• By Greg Mermelstein, Deputy Director & General Counsel, Missouri Public Defender

                Federal habeas courts cannot grant relief on claims the parties never raised because this violates the principle of party presentation, the U.S. Supreme Court held November 24, 2025, in Clark v. Sweeney.

                Jeremiah Sweeney was convicted of various offenses in Maryland.  His convictions were affirmed on appeal, and he was denied state postconviction relief.

                On federal habeas review, he raised a claim of ineffective assistance of counsel on grounds that his trial counsel had failed to seek to ask all jurors about whether they were affected by one of the jurors’ unauthorized visit to the crime scene.

                The district court denied relief.

                The Fourth Circuit, however, granted relief but not on the ineffective-assistance claim.  Instead, the Fourth Circuit ruled Sweeney’s trial was marred by a “combination of extraordinary failures from juror to judge to attorney” that deprived Sweeney of his rights to be confronted with witnesses against him and to trial by an impartial jury.

    Holding

                The Supreme Court reversed, in a per curiam opinion.

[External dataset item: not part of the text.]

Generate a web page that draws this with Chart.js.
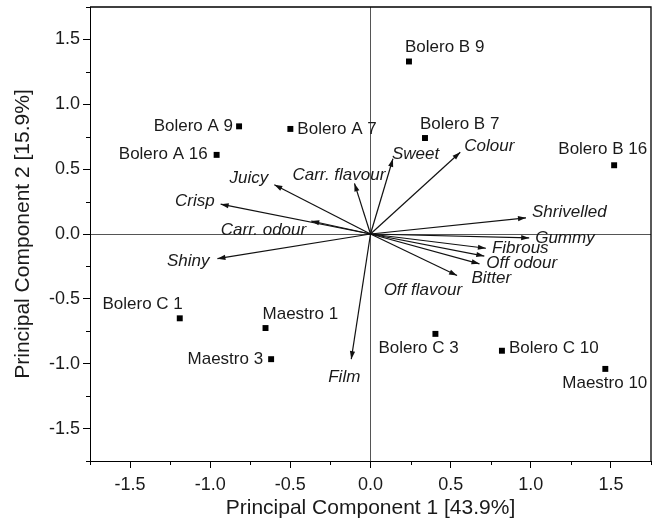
<!DOCTYPE html>
<html>
<head>
<meta charset="utf-8">
<script src="https://cdn.jsdelivr.net/npm/chart.js@4/dist/chart.umd.min.js"></script>
<style>
  body { margin: 0; background: #fff; }
  #wrap { width: 658px; height: 528px; }
</style>
</head>
<body>
<div id="wrap"><canvas id="pcaChart"></canvas></div>
<script>
// samples (scores)
let sampleNames = ["Bolero A 9", "Bolero A 7", "Bolero A 16", "Bolero B 9", "Bolero B 7", "Bolero B 16",
   "Bolero C 1", "Maestro 1", "Maestro 3", "Bolero C 3", "Bolero C 10", "Maestro 10"];
let sampleX = [-0.82, -0.50, -0.96, 0.24, 0.34, 1.52, -1.19, -0.655, -0.62, 0.405, 0.82, 1.465];
let sampleY = [0.83, 0.81, 0.61, 1.33, 0.74, 0.53, -0.65, -0.725, -0.965, -0.77, -0.90, -1.04];

// sensory attributes (loadings)
let attrNames = ["Juicy", "Crisp", "Carr. odour", "Shiny", "Carr. flavour", "Sweet", "Colour",
   "Shrivelled", "Gummy", "Fibrous", "Off odour", "Bitter", "Off flavour", "Film"];
let attrX = [-0.60, -0.935, -0.37, -0.955, -0.10, 0.14, 0.56, 0.97, 0.99, 0.72, 0.71, 0.68, 0.54, -0.12];
let attrY = [0.38, 0.23, 0.10, -0.19, 0.39, 0.58, 0.63, 0.125, -0.03, -0.11, -0.17, -0.23, -0.32, -0.965];

// axis ticks
let tickValues = [-1.5, -1.0, -0.5, 0.0, 0.5, 1.0, 1.5];
let minorTickValues = [-1.75, -1.25, -0.75, -0.25, 0.25, 0.75, 1.25, 1.75];

// label placement, pixel offset from the mark [dx, dy, align]
let sampleLabelPos = [
   [-6, 0, "right"], [7, 0, "left"], [-9, -1, "right"], [-4, -14, "left"],
   [-5, -14, "left"], [33, -16, "right"], [3, -14, "right"], [-3, -14, "left"],
   [-8, 0, "right"], [-57, 14, "left"], [7, -2, "left"], [42, 14, "right"]
];
let attrLabelPos = [
   [-6, -6, "right"], [-6, -3, "right"], [-5, 9, "right"], [-8, 3, "right"],
   [-62, -8, "left"], [-1, -5, "left"], [4, -6, "left"], [6, -6, "left"],
   [6, 0, "left"], [6, 0, "left"], [2, 7, "left"], [-8, 14, "left"],
   [5, 15, "right"], [-7, 18, "center"]
];

let fontFam = "'Liberation Sans', Arial, sans-serif";

// arrow shafts, one line per attribute
let arrowSets = attrNames.map((name, i) => ({
   type: "line",
   label: name,
   data: [{ x: 0, y: 0 }, { x: attrX[i], y: attrY[i] }],
   borderColor: "#111",
   borderWidth: 1.2,
   pointRadius: 0,
   showLine: true,
}));

// arrowheads, labels, frame, minor ticks
let extrasPlugin = {
   id: "extras",
   afterDatasetsDraw(chart) {
      let ctx = chart.ctx;
      let xs = chart.scales.x;
      let ys = chart.scales.y;
      let area = chart.chartArea;
      ctx.save();

      // arrowheads
      ctx.fillStyle = "#111";
      attrNames.forEach((n, i) => {
         let x0 = xs.getPixelForValue(0), y0 = ys.getPixelForValue(0);
         let x1 = xs.getPixelForValue(attrX[i]), y1 = ys.getPixelForValue(attrY[i]);
         let a = Math.atan2(y1 - y0, x1 - x0);
         let len = 8, half = 2.6;
         ctx.beginPath();
         ctx.moveTo(x1, y1);
         ctx.lineTo(x1 - len * Math.cos(a) + half * Math.sin(a), y1 - len * Math.sin(a) - half * Math.cos(a));
         ctx.lineTo(x1 - len * Math.cos(a) - half * Math.sin(a), y1 - len * Math.sin(a) + half * Math.cos(a));
         ctx.closePath();
         ctx.fill();
      });

      // sample labels
      ctx.fillStyle = "#1a1a1a";
      ctx.textBaseline = "middle";
      ctx.font = "17px " + fontFam;
      sampleNames.forEach((n, i) => {
         let p = sampleLabelPos[i];
         ctx.textAlign = p[2];
         ctx.fillText(n, xs.getPixelForValue(sampleX[i]) + p[0], ys.getPixelForValue(sampleY[i]) + p[1]);
      });

      // attribute labels
      ctx.font = "italic 17px " + fontFam;
      attrNames.forEach((n, i) => {
         let p = attrLabelPos[i];
         ctx.textAlign = p[2];
         ctx.fillText(n, xs.getPixelForValue(attrX[i]) + p[0], ys.getPixelForValue(attrY[i]) + p[1]);
      });

      // top and right frame
      ctx.strokeStyle = "#000";
      ctx.lineWidth = 1.3;
      ctx.beginPath();
      ctx.moveTo(area.left, area.top);
      ctx.lineTo(area.right, area.top);
      ctx.lineTo(area.right, area.bottom);
      ctx.stroke();

      // minor ticks
      ctx.lineWidth = 1;
      ctx.beginPath();
      minorTickValues.forEach((v) => {
         let px = Math.round(xs.getPixelForValue(v)) + 0.5;
         ctx.moveTo(px, area.bottom);
         ctx.lineTo(px, area.bottom + 4);
         let py = Math.round(ys.getPixelForValue(v)) + 0.5;
         ctx.moveTo(area.left, py);
         ctx.lineTo(area.left - 4, py);
      });
      ctx.stroke();
      ctx.restore();
   },
};

let zeroLine = (c) => (c.tick && c.tick.value === 0 ? "#555" : "rgba(0,0,0,0)");

new Chart("pcaChart", {
   type: "scatter",
   data: {
      datasets: [
         {
            label: "Samples",
            data: sampleX.map((x, i) => ({ x: x, y: sampleY[i] })),
            pointStyle: "rect",
            pointRadius: 4.2,
            backgroundColor: "#000",
            borderColor: "#000",
            borderWidth: 0,
         },
      ].concat(arrowSets),
   },
   options: {
      responsive: true,
      maintainAspectRatio: false,
      animation: false,
      layout: { padding: { top: 7, right: 7, left: 0, bottom: 0 } },
      plugins: {
         legend: { display: false },
         tooltip: { enabled: false },
      },
      scales: {
         x: {
            type: "linear",
            min: -1.75,
            max: 1.75,
            afterBuildTicks: (s) => { s.ticks = tickValues.map((v) => ({ value: v })); },
            afterFit: (s) => { s.height = 67; s.paddingLeft = 0; s.paddingRight = 0; },
            border: { display: true, color: "#000", width: 1 },
            grid: { drawOnChartArea: true, color: zeroLine, tickColor: "#000", tickLength: 7, lineWidth: 1 },
            ticks: {
               color: "#1a1a1a",
               padding: 6,
               maxRotation: 0,
               font: { family: fontFam, size: 18 },
               callback: (v) => Number(v).toFixed(1),
            },
            title: {
               display: true,
               text: "Principal Component 1 [43.9%]",
               color: "#1a1a1a",
               font: { family: fontFam, size: 21 },
               padding: { top: 0, bottom: 7 },
            },
         },
         y: {
            type: "linear",
            min: -1.75,
            max: 1.75,
            afterBuildTicks: (s) => { s.ticks = tickValues.map((v) => ({ value: v })); },
            afterFit: (s) => { s.width = 90; s.paddingTop = 0; s.paddingBottom = 0; },
            border: { display: true, color: "#000", width: 1 },
            grid: { drawOnChartArea: true, color: zeroLine, tickColor: "#000", tickLength: 7, lineWidth: 1 },
            ticks: {
               color: "#1a1a1a",
               padding: 3,
               font: { family: fontFam, size: 18 },
               callback: (v) => Number(v).toFixed(1),
            },
            title: {
               display: true,
               text: "Principal Component 2 [15.9%]",
               color: "#1a1a1a",
               font: { family: fontFam, size: 21 },
               padding: { top: 11, bottom: 0 },
            },
         },
      },
   },
   plugins: [extrasPlugin],
});
</script>
</body>
</html>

                “In our adversarial system of adjudication, we follow the principle of party presentation”, the Court said.  “The parties ‘frame the issues for decision,’ while the court serves as ‘neutral arbiter of matters the parties present’”.

                “The Fourth Circuit transgressed the party-presentation principle by granting relief on a claim that Sweeney never asserted and that the State never had the chance to address”, the Court said.

                “The Fourth Circuit’s ‘radical transformation’ of Sweeney’s simple ineffective-assistance claim ‘departed so drastically from the principle of party presentation as to constitute an abuse of discretion”, the Court said.

                “On remand, the Fourth Circuit should analyze the claim ineffective-assistance claim that Sweeney asserted”, the Court concluded.